The life of Jesus of Nazareth was a pioneering one. Jesus took seriously the vision of God’s establishment of a people to be a light to the nations, and sought to explore what that meant. In time, he discerned that the realisation of the Kingdom of God entailed for him the way of the cross; that was a pioneering journey like no other.
God raised Jesus from the dead, and so another pioneering journey begins—for Jesus, and his return to God, and for the community of believers, whose lives are now about exploring what the resurrection of Jesus means for humanity.
Jesus’ resurrection spilled out into the world and transformed people’s views of themselves, their neighbour, and their world—both tangible and metaphysical. Eventually, it influenced philosophy and government.
In the story of the church, we have to recognise that when a hegemonic and dominating spirit—always the shadow of a universal faith—was let loose, this pioneering became destructive and harmful. Yet that spirit is not unique to Christianity; it’s a mark of our fallen humanity.
In some ways, particularly in western Protestantism, the fear of that dominating spirit has resulted in a loss of the desire to explore and share the good news of the resurrection.
The rise of the nation state also suppressed the exploring spirit of Christianity; we became tamed and domesticated.

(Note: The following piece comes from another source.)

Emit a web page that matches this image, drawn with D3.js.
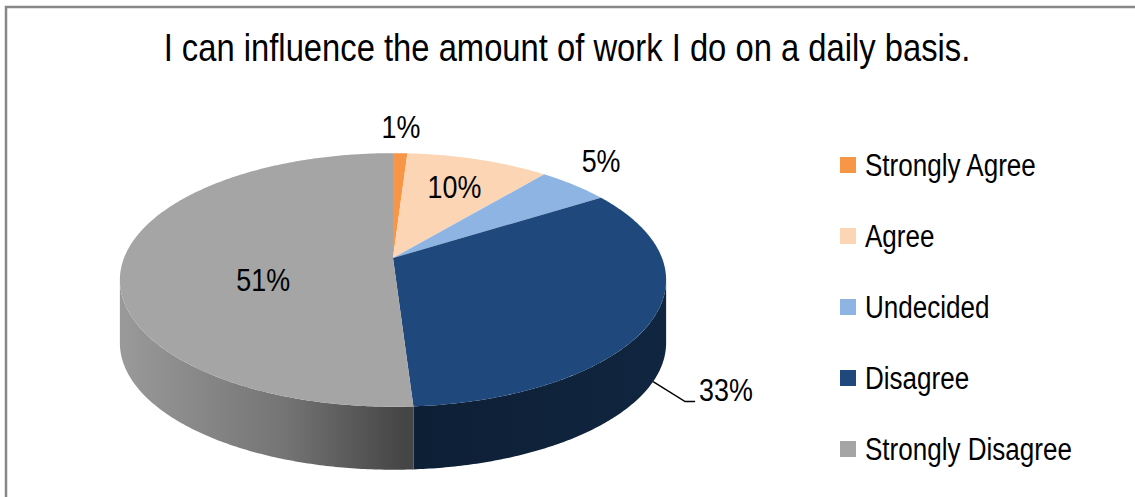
<!DOCTYPE html>
<html>
<head>
<meta charset="utf-8">
<script src="https://cdn.jsdelivr.net/npm/d3@7"></script>
<style>
  body { margin: 0; background: #fff; }
  text { font-family: "Liberation Sans Narrow", "Arial Narrow", "Liberation Sans", sans-serif; fill: #000; }
</style>
</head>
<body>
<div id="viz"></div>
<script>
var width = 1135
var height = 497

// data
var title = "I can influence the amount of work I do on a daily basis."
var categories = ["Strongly Agree", "Agree", "Undecided", "Disagree", "Strongly Disagree"]
var values = [1, 10, 5, 33, 51]
var colors = ["#F79646", "#FCD5B5", "#8DB4E2", "#1F497D", "#A5A5A5"]

// pie geometry (3D with a bit of perspective, like Excel)
var cx = 393, cy = 258
var rx = 269, ry = 123
var persp = 0.173
var depth = 63

// the original font is a narrow one, squeeze the regular one to match
var squeeze = 0.84

// where each label goes: inside on the top face, or outside
var labelPlace = [
  { kind: "out", dist: 26 },
  { kind: "in", r: 0.72, dy: 0 },
  { kind: "out", dist: 36 },
  { kind: "leader" },
  { kind: "in", r: 0.48, dy: 20 }
]

var svg = d3.select("#viz")
  .append("svg")
  .attr("width", width)
  .attr("height", height)

function narrow(sel) {
  sel.each(function() {
    var w = this.getComputedTextLength()
    d3.select(this)
      .attr("textLength", w * squeeze)
      .attr("lengthAdjust", "spacingAndGlyphs")
  })
}

// chart border
svg.append("rect")
  .attr("x", 6)
  .attr("y", 7)
  .attr("width", width + 10)
  .attr("height", height + 10)
  .attr("fill", "none")
  .attr("stroke", "#878787")
  .attr("stroke-width", 2.5)

svg.append("text")
  .attr("x", 567)
  .attr("y", 61)
  .attr("text-anchor", "middle")
  .style("font-size", "39px")
  .text(title)
  .call(narrow)

function proj(a, f, dy) {
  f = f == null ? 1 : f
  var d = 1 + persp * Math.cos(a)
  return [cx + f * rx * Math.sin(a) / d, cy - f * ry * Math.cos(a) / d + (dy || 0)]
}

function arcPoints(a0, a1, dy) {
  var n = Math.max(2, Math.ceil(Math.abs(a1 - a0) / 0.01))
  return d3.range(n + 1).map(function(i) { return proj(a0 + (a1 - a0) * i / n, 1, dy) })
}

var line = d3.line()
var pie = d3.pie().sort(null).value(function(d) { return d })
var arcs = pie(values)

// visible side runs from the rightmost to the leftmost point of the rim
var sideStart = Math.acos(-persp)
var sideEnd = 2 * Math.PI - sideStart

var defs = svg.append("defs")
colors.forEach(function(c, i) {
  var g = defs.append("linearGradient")
    .attr("id", "side" + i)
    .attr("gradientUnits", "userSpaceOnUse")
    .attr("x1", cx - rx).attr("x2", cx + rx)
    .attr("y1", 0).attr("y2", 0)
  var stops = [[0, 0.07], [0.3, 0.3], [0.52, 0.58], [1, 0.5]]
  stops.forEach(function(s) {
    g.append("stop")
      .attr("offset", s[0])
      .attr("stop-color", d3.interpolateRgb(c, "#000")(s[1]))
  })
})

// side faces
var gSide = svg.append("g")
arcs.forEach(function(d, i) {
  var a0 = Math.max(d.startAngle, sideStart)
  var a1 = Math.min(d.endAngle, sideEnd)
  if (a0 >= a1) return
  var pts = arcPoints(a0, a1, 0).concat(arcPoints(a1, a0, depth))
  gSide.append("path")
    .attr("d", line(pts) + "Z")
    .attr("fill", "url(#side" + i + ")")
})

// top faces
var gTop = svg.append("g")
arcs.forEach(function(d, i) {
  var pts = [[cx, cy]].concat(arcPoints(d.startAngle, d.endAngle, 0))
  gTop.append("path")
    .attr("d", line(pts) + "Z")
    .attr("fill", colors[i])
})

// data labels
var gLab = svg.append("g").style("font-size", "32px")
arcs.forEach(function(d, i) {
  var mid = (d.startAngle + d.endAngle) / 2
  var txt = Math.round(values[i] / d3.sum(values) * 100) + "%"
  var p = labelPlace[i]
  if (p.kind == "in") {
    var q = proj(mid, p.r, p.dy)
    gLab.append("text").attr("x", q[0]).attr("y", q[1])
      .attr("text-anchor", "middle").attr("dy", "0.35em").text(txt)
  } else if (p.kind == "out") {
    var q = proj(mid, 1, 0)
    var x = q[0] + p.dist * Math.sin(mid), y = q[1] - p.dist * Math.cos(mid)
    gLab.append("text").attr("x", x).attr("y", y)
      .attr("text-anchor", "middle").attr("dy", "0.35em").text(txt)
  } else {
    var q = proj(mid, 1, depth)
    var elbow = [q[0] + 32, q[1] + 20]
    var end = [elbow[0] + 10, elbow[1]]
    svg.append("path")
      .attr("d", line([q, elbow, end]))
      .attr("fill", "none")
      .attr("stroke", "#000")
      .attr("stroke-width", 1.5)
    gLab.append("text").attr("x", end[0] + 4).attr("y", end[1] - 1)
      .text(txt)
  }
})
gLab.selectAll("text").call(narrow)

// legend
var legend = svg.append("g")
  .attr("transform", "translate(840, 165)")
  .selectAll("g")
  .data(categories)
  .enter().append("g")
    .attr("transform", function(d, i) { return "translate(0," + i * 71 + ")" })

legend.append("rect")
  .attr("x", 0).attr("y", -8)
  .attr("width", 16).attr("height", 16)
  .attr("fill", function(d, i) { return colors[i] })

legend.append("text")
  .attr("x", 25)
  .attr("dy", "0.35em")
  .style("font-size", "31px")
  .text(function(d) { return d })
  .call(narrow)
</script>
</body>
</html>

Yet now we live in a world of competing ideas, of tremendous disruption, of being brought close together by the technology of the Internet, and of travel. The idea of the nation state, once thought to be almost the end of history, is no longer completely unassailable. This is disturbing to much of Western Christianity, because we have accommodated ourselves to it, yet this disruption provides opportunity for this radical idea, the resurrection of Jesus, to be explored again. The marketplace of ideas is open; some who now dominate it want to exclude Christian faith—but how will we as the church, with this radical idea of the resurrection, engage in it?